Another steady-Eddie to add to your portfolio in your 30s is Microsoft (NASDAQ:MSFT). Like a few others on this list, MSFT stock isn’t exactly the most exciting stock, but it will do its job and make you some money. Unlike others in the IT industry, MSTF is mature which, in this case, translates to stability rather than falling out of touch with what consumers want.
Right now MSFT is working to pivot away from its traditional software business and focusing on growth in its cloud business, which includes subscriptions like Office 365 as well as Azure, Microsoft’s answer to Amazon Web Services. Growth in that arm of MSFT’s business has been strong.

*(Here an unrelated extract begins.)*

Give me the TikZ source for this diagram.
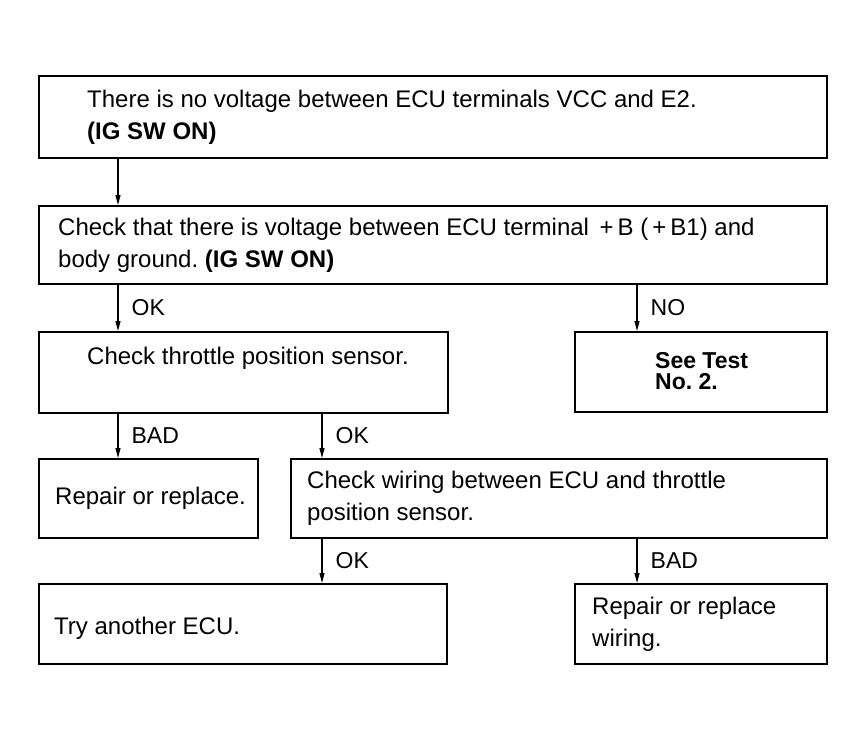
\documentclass[tikz,border=0pt]{standalone}
\usepackage{fontspec}
\setmainfont{Liberation Sans}
\usetikzlibrary{positioning, arrows.meta}
\frenchspacing

\begin{document}
\begin{tikzpicture}[x=1pt, y=-1pt,
		box/.style={draw, line width=1.8pt, anchor=north west, inner sep=0pt},
		txt/.style={inner sep=0pt, align=left, font=\fontsize{24}{32}\selectfont},
		flow/.style={line width=1.3pt, -{Triangle[length=10pt, width=5pt]}},
		lbl/.style={right=13pt, inner sep=0pt, font=\fontsize{23}{26}\selectfont}]
			\useasboundingbox (0,0) rectangle (864,740);
			% boxes
			\node[box, minimum width=788pt, minimum height=82pt] (nv) at (38,75) {};
			\node[box, minimum width=788pt, minimum height=78pt] (chk) at (38,205) {};
			\node[box, minimum width=409pt, minimum height=81pt] (tps) at (38,331) {};
			\node[box, minimum width=252pt, minimum height=80pt] (see) at (574,331) {};
			\node[box, minimum width=219pt, minimum height=79pt] (rep) at (38,458) {};
			\node[box, minimum width=536pt, minimum height=79pt] (wir) at (290,458) {};
			\node[box, minimum width=408pt, minimum height=80pt] (ecu) at (38,583) {};
			\node[box, minimum width=252pt, minimum height=80pt] (repw) at (574,583) {};
			% texts
			\node[txt, right=49pt of nv.west] (nvt) {There is no voltage between ECU terminals VCC and E2.\\\textbf{(IG SW ON)}};
			\node[txt, right=20pt of chk.west] (chkt) {Check that there is voltage between ECU terminal \,+\,B (\,+\,B1) and\\body ground. \textbf{(IG SW ON)}};
			\node[txt, right=49pt of tps.west, yshift=14pt] (tpst) {Check throttle position sensor.};
			\node[txt, right=81pt of see.west, yshift=1pt, font=\fontsize{23}{21}\selectfont\bfseries] (seet) {See Test\\No. 2.};
			\node[txt, right=17pt of rep.west] (rept) {Repair or replace.};
			\node[txt, right=17pt of wir.west] (wirt) {Check wiring between ECU and throttle\\position sensor.};
			\node[txt, right=16pt of ecu.west, yshift=-4pt] (ecut) {Try another ECU.};
			\node[txt, right=18pt of repw.west] (repwt) {Repair or replace\\wiring.};
			% arrows
			\coordinate (c1) at (118,0);
			\coordinate (c2) at (322,0);
			\coordinate (c3) at (637,0);
			\draw[flow] (nv.south -| c1) -- (chk.north -| c1);
			\foreach \from/\to/\col/\lab in {chk/tps/c1/OK, chk/see/c3/NO, tps/rep/c1/BAD, tps/wir/c2/OK, wir/ecu/c2/OK, wir/repw/c3/BAD}
				\draw[flow] (\from.south -| \col) -- node[lbl] {\lab} (\to.north -| \col);
		\end{tikzpicture}
\end{document}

With a P/E of 30 and a dividend yield of just 1.55%, there’s no doubting that MSFT is an expensive stock, but you’re paying a premium for a well run, solid business that has and will continue to withstand the test of time.
Waste Management (WM)
It’s all well and good to invest in the next hot tech trend or retail story, but if you really want to make a play on future trends then look no further than Waste Management (NYSE:WM), the company that handles everyone’s garbage. One thing is for certain, over the next few decades people are going to generate waste, and WM will be there to dispose of it. If that doesn’t make it one of the best long-term stocks, I just don’t know what.
Not only does WM have a wide moat because of the regulatory permits it holds and its huge network of landfills, but the firm has also diversified its business to offer more than just waste collection and landfill maintenance. Waste Management also handles recycling and has been developing a way to turn landfill gas into energy. That means that as greener living continues to gain traction, WM will benefit as well.
However, perhaps the most alluring reason to add WM stock to your portfolio is the firm’s 1.99% dividend yield. The company has been raising its dividend annually for the past 15 years and there’s no reason to expect that to stop anytime soon.
As of this writing, Laura Hoy was long AMZN, AAPL, UN and NFLX.